Based on the above CDC research, Fuentes et al. (2008) shows that combining a single-handed scalpel blade remover and a hands-free-technique (such as a passing tray or neutral zone) is up to five times safer than a safety scalpel.
(Most) Surgeons Prefer a Traditional Scalpel
Surgeon feedback was a major talking point and the high percentage of surgeons who constantly complained about safety scalpels was alarming. The number one pet hate is that safety scalpels obscure vision, potentially compromising patient safety. Additionally, many noted the “flimsy” nature of the safety scalpels and the lack of tactile feedback that a traditional scalpel offers.
Once again it didn’t take long to get better understand these frustrations. As Hamish Hwang, a physician in Canada wrote in the BCMJ (Hwang, 2009),
“Contrary to their name, these devices are actually more dangerous. First, the protective plastic sheath is very difficult to manipulate back and forth, especially with greasy gloves on, risking injury to physicians and nurses. Second, the sheath has to be advanced and retracted multiple times during an operation, distracting the surgeon from the patient’s operation. Last, and most importantly, visualization of the blade is unacceptably obscured by the plastic sheath.”
Who Makes The Mandates?
Last but not least, the lack of consultancy and the mandating of the use of safety scalpels is another big talking point. One nurse summed things up quite eloquently when she said, “Who makes these decisions? Why weren’t we consulted? More importantly, why do surgeons’ feedbacks get over looked when it comes to their requirements to perform surgery safely, and in a manner they were trained?
The mandate brings up another puzzle as to who benefits from the decision making process. Surely it can’t be based on cost saving, a safety scalpel is more expensive compared to a single surgical blade (handle is reusable). And we have mentioned the lack of supportive clinical evidence regarding safety – so why?
I suspect that these decisions are generally made with good intension, unfortunately without understanding the poor safety and surgical outcomes. It is entirely possible that the name “safety scalpel” is a compelling cause for many to act, believing that they are complying with regulations and doing the right thing by staff.
However knowing the evidence, we should put up a stronger argument and hard evidences to the decision makers. In this process we need to involve more nurses and doctors where their voices can be heard, to ensure that patient safety, staff safety and surgeon preferences are all well-taken care of.

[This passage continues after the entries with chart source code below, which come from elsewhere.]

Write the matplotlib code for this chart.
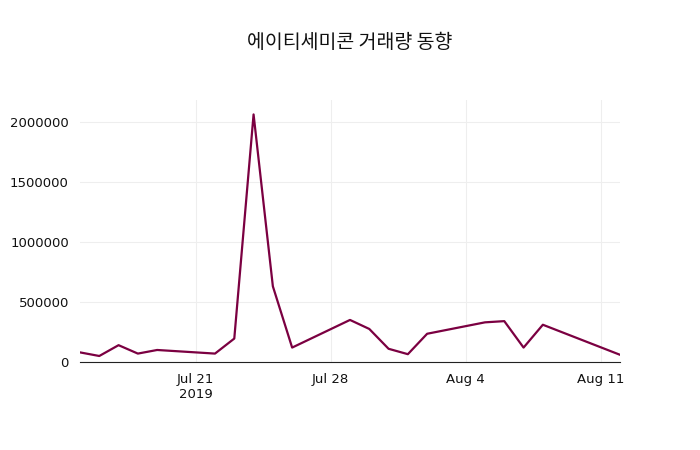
import matplotlib
matplotlib.use("Agg")
import matplotlib.pyplot as plt
from matplotlib import font_manager
import pandas as pd

dates = ["2019-07-15","2019-07-16","2019-07-17","2019-07-18","2019-07-19",
         "2019-07-22","2019-07-23","2019-07-24","2019-07-25","2019-07-26",
         "2019-07-29","2019-07-30","2019-07-31","2019-08-01","2019-08-02",
         "2019-08-05","2019-08-06","2019-08-07","2019-08-08","2019-08-12"]
volume = [80000, 50000, 140000, 70000, 100000,
          70000, 195000, 2060000, 630000, 120000,
          350000, 275000, 110000, 65000, 235000,
          330000, 340000, 120000, 310000, 60000]
title = "에이티세미콘 거래량 동향"

names = {f.name for f in font_manager.fontManager.ttflist}
cjk = [n for n in ["Noto Sans CJK KR", "Noto Sans CJK JP", "Noto Sans CJK SC",
                   "Noto Sans CJK TC"] if n in names]
plt.rcParams["font.family"] = ["DejaVu Sans"] + cjk

x = pd.to_datetime(dates)
fig = plt.figure(figsize=(7, 4.5), dpi=100)
ax = fig.add_axes([80/700, 1-362/450, 540/700, 262/450])
ax.plot(x, volume, color="#7b0041", lw=1.6)
ax.set_xlim(x[0], x[-1])
ax.set_ylim(0, 2180000)
ax.set_yticks([0, 500000, 1000000, 1500000, 2000000])
ax.set_yticklabels(["0","500000","1000000","1500000","2000000"])
ticks = pd.to_datetime(["2019-07-21","2019-07-28","2019-08-04","2019-08-11"])
ax.set_xticks(ticks)
ax.set_xticklabels(["Jul 21\n2019","Jul 28","Aug 4","Aug 11"])
ax.grid(True, color="#eeeeee", lw=0.8)
for s in ["top","right","left"]:
    ax.spines[s].set_visible(False)
ax.spines["bottom"].set_color("#222222")
ax.tick_params(length=0, labelsize=9.5, colors="#111111", pad=8)
fig.text(350/700, 1-42/450, title, ha="center", va="center", fontsize=14,
         fontfamily=cjk if cjk else None, color="#111111")
fig.savefig("out.png", dpi=100)
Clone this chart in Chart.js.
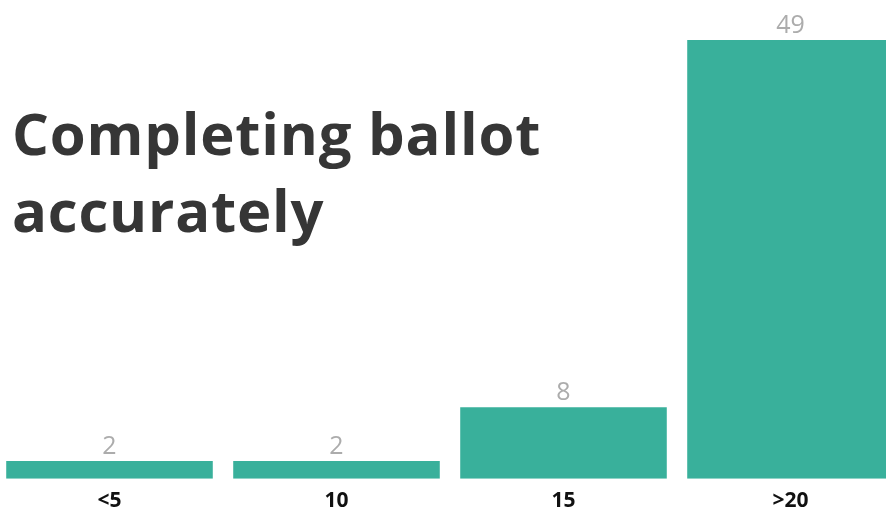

Are you a nurse or doctor who currently uses safety scalpel? What are your views and personal experience with safety scalpels?
Dr. Michael Sinnott is an Emergency Physician at Princess Alexandra Hospital, Brisbane, Australia. Having a great passion for staff safety in healthcare settings, he has dedicated himself to increase awareness on the importance of this subject as well as developing new ideas to make improvements in occupational health & safety.
Alvarado-Ramy, F., Beltrami, E. M., Short, L. J., Srivastava, P. U., Henry, K., Mendelson, M., . . . Chamberland, M. E. (2003). A comprehensive approach to percutaneous injury prevention during phlebotomy: results of a multicenter study, 1993-1995. Infect Control Hosp Epidemiol, 24(2), 97-104.
Fuentes, H., Collier, J., Sinnott, M., & Whitby, M. (2008). “Scalpel Safety”: Modeling the effectiveness of different safety devices’ ability to reduce scalpel blade injuries. The International Journal of Risk & Safety in Medicine, 20(1-2), 83-89.
Hwang, H. (2009). Warning: “safety” scalpels are dangerous. . BCMJ, 51(3), 103.